Shelby's division, and that of Maj. Gen. James F. Fagan, had been engaged all morning with Curtis' forces along Brush Creek, south of Westport. As the morning wore on, the Confederates were forced back, giving Curtis a foothold on the south side of the creek.
As noon approached, Shelby's left flank was turned, forcing the Confederates to give still more ground. Curtis then ordered up all of his artillery and the Kansas militia, which had been held in reserve.
Couriers arrived with alarming news; the Confederate division and a brigade of Shelby's along with the remaining artillery, were sent east to slow Pleasonton's advance, as well as protect Shelby's route of withdrawal. The units sent were quickly swept away before the advancing Union tide. Shelby, his command heavily outnumbered, now had the enemy in his rear.
The scene depicted is one of danger and confusion. The time is 1:00pm along Wornall's Lane, looking north toward Brush Creek. In the distance can be seen the homestead of Ben Simpson, which had just been the scene of a hard fight. On the horizon, the town of west port can be seen.
Exploding artillery shells pound Shelby's position. Curtis, seeing Shelby's predicament, orders a charge across his entire front, driving the Confederate skirmishers back to their main line.
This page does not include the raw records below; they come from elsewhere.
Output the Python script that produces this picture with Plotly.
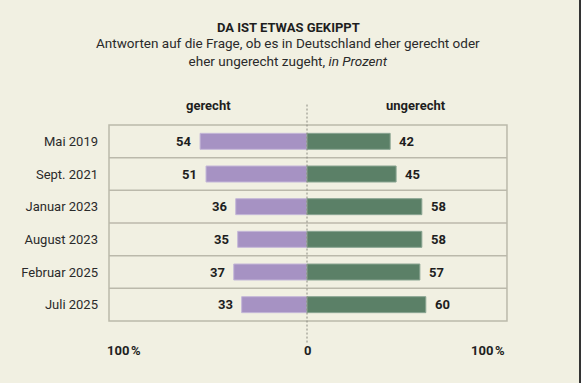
import plotly.graph_objects as go

categories = ["Mai 2019", "Sept. 2021", "Januar 2023", "August 2023", "Februar 2025", "Juli 2025"]
gerecht = [54, 51, 36, 35, 37, 33]
ungerecht = [42, 45, 58, 58, 57, 60]

BG = "#f1f0e2"
PURPLE = "#a692c3"
GREEN = "#5b8067"
FONT = "Roboto, Liberation Sans, sans-serif"
DARK = "#1e1e1e"

fig = go.Figure()
fig.add_trace(go.Bar(y=categories, x=[-v for v in gerecht], orientation="h",
                     marker=dict(color=PURPLE, line=dict(color="#c4b7d8", width=1)),
                     width=0.49, hoverinfo="skip"))
fig.add_trace(go.Bar(y=categories, x=ungerecht, orientation="h",
                     marker=dict(color=GREEN, line=dict(color="#8aa592", width=1)),
                     width=0.49, hoverinfo="skip"))

shapes = []
shapes.append(dict(type="rect", xref="paper", yref="paper", x0=0, x1=1.005, y0=0, y1=1,
                   line=dict(color="#bbb9ab", width=1.5), layer="below"))
for i in range(1, len(categories)):
    shapes.append(dict(type="line", xref="paper", yref="y", x0=0, x1=1.005,
                       y0=i - 0.5, y1=i - 0.5, line=dict(color="#bbb9ab", width=1.5), layer="below"))
shapes.append(dict(type="line", xref="x", yref="paper", x0=0, x1=0, y0=-0.11, y1=1.112,
                   line=dict(color="#8a8a80", width=1, dash="2px,2px"), layer="above"))
shapes.append(dict(type="rect", xref="paper", yref="paper", x0=(579 - 109) / 396, x1=(582 - 109) / 396,
                   y0=-1, y1=2, line=dict(width=0), fillcolor="#333333"))

ann = []
for c, g, u in zip(categories, gerecht, ungerecht):
    ann.append(dict(x=-g, y=c, text=f"<b>{g}</b>", showarrow=False, xanchor="right", xshift=-7,
                    font=dict(size=13, color=DARK, family=FONT)))
    ann.append(dict(x=u, y=c, text=f"<b>{u}</b>", showarrow=False, xanchor="left", xshift=7,
                    font=dict(size=13, color=DARK, family=FONT)))

ann.append(dict(x=-50, y=1, yref="paper", yanchor="middle", yshift=20, text="<b>gerecht</b>",
                showarrow=False, font=dict(size=13, color=DARK, family=FONT)))
ann.append(dict(x=55, y=1, yref="paper", yanchor="middle", yshift=20, text="<b>ungerecht</b>",
                showarrow=False, font=dict(size=13, color=DARK, family=FONT)))
ann.append(dict(x=-100, y=0, yref="paper", yanchor="middle", yshift=-29, xanchor="left", xshift=-4,
                text="<b>100\u202f%</b>", showarrow=False, font=dict(size=13, color=DARK, family=FONT)))
ann.append(dict(x=0, y=0, yref="paper", yanchor="middle", yshift=-29, text="<b>0</b>", showarrow=False,
                font=dict(size=13, color=DARK, family=FONT)))
ann.append(dict(x=100, y=0, yref="paper", yanchor="middle", yshift=-29, xanchor="right", xshift=2,
                text="<b>100\u202f%</b>", showarrow=False, font=dict(size=13, color=DARK, family=FONT)))

ann.append(dict(xref="paper", yref="paper", x=(288 - 109) / 396, y=(383 - 62 - 27) / 196,
                text="<b>DA IST ETWAS GEKIPPT</b>", showarrow=False, yanchor="middle",
                font=dict(size=13, color=DARK, family=FONT)))
ann.append(dict(xref="paper", yref="paper", x=(288 - 109) / 396, y=(383 - 62 - 52) / 196,
                text="Antworten auf die Frage, ob es in Deutschland eher gerecht oder<br>eher ungerecht zugeht, <i>in Prozent</i>",
                showarrow=False, yanchor="middle", align="center",
                font=dict(size=13.5, color="#2a2a2a", family=FONT)))

fig.update_layout(
    width=581, height=383,
    margin=dict(l=109, r=76, t=125, b=62),
    paper_bgcolor=BG, plot_bgcolor=BG,
    barmode="relative", bargap=0, showlegend=False,
    xaxis=dict(range=[-100, 100], showgrid=False, zeroline=False, showticklabels=False, fixedrange=True),
    yaxis=dict(autorange=False, range=[5.5, -0.5], showgrid=False, zeroline=False,
               ticks="", ticklabelstandoff=10, fixedrange=True,
               tickfont=dict(size=13, color="#2a2a2a", family=FONT)),
    shapes=shapes, annotations=ann,
    font=dict(family=FONT),
)

fig.write_html("out.html", config={"displayModeBar": False, "staticPlot": True},
               post_script="document.body.style.margin='0';document.body.style.background='" + BG + "';")
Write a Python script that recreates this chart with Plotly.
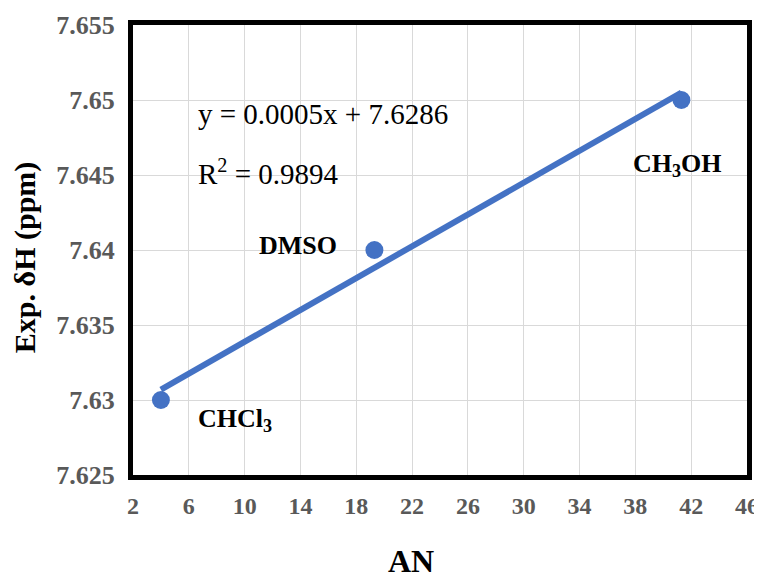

In Wornall's Lane a scared young soldier has lost his mount and must make his escape on foot. Wounded soldiers are loaded into wagons. To leave them behind would probably mean their death at the hands of the approaching enemy.
Shelby, seated on a sorrel horse at the left of center, gives final instructions to his adjutant, Maj. John N. Edwards. On the right, a bugler vainly attempts to be heard over the roar of the battle. An animated Col. Benjamin Elliott waves his hat to hurry his Missouri regiment into line. In the foreground, in a brown suit clutching his sword, is Brig. Gen. M. Jeff Thompson, commanding Shelby's Iron Brigade.
Moments later, Thompson and Elliott would lead the charge that would break Pleasonton's line. The Confederates would ride for nearly two miles to a distant rock wall. There Shelby rallied his command and faced the combined forces of Curtis and Pleasonton. Although they had made their escape, many of Shelby's bravest men would subsequently lose their loves that day standing by their commander as they slowly retreated, buying time for the remainder of the army to make their escape south along the Missouri-Kansas border.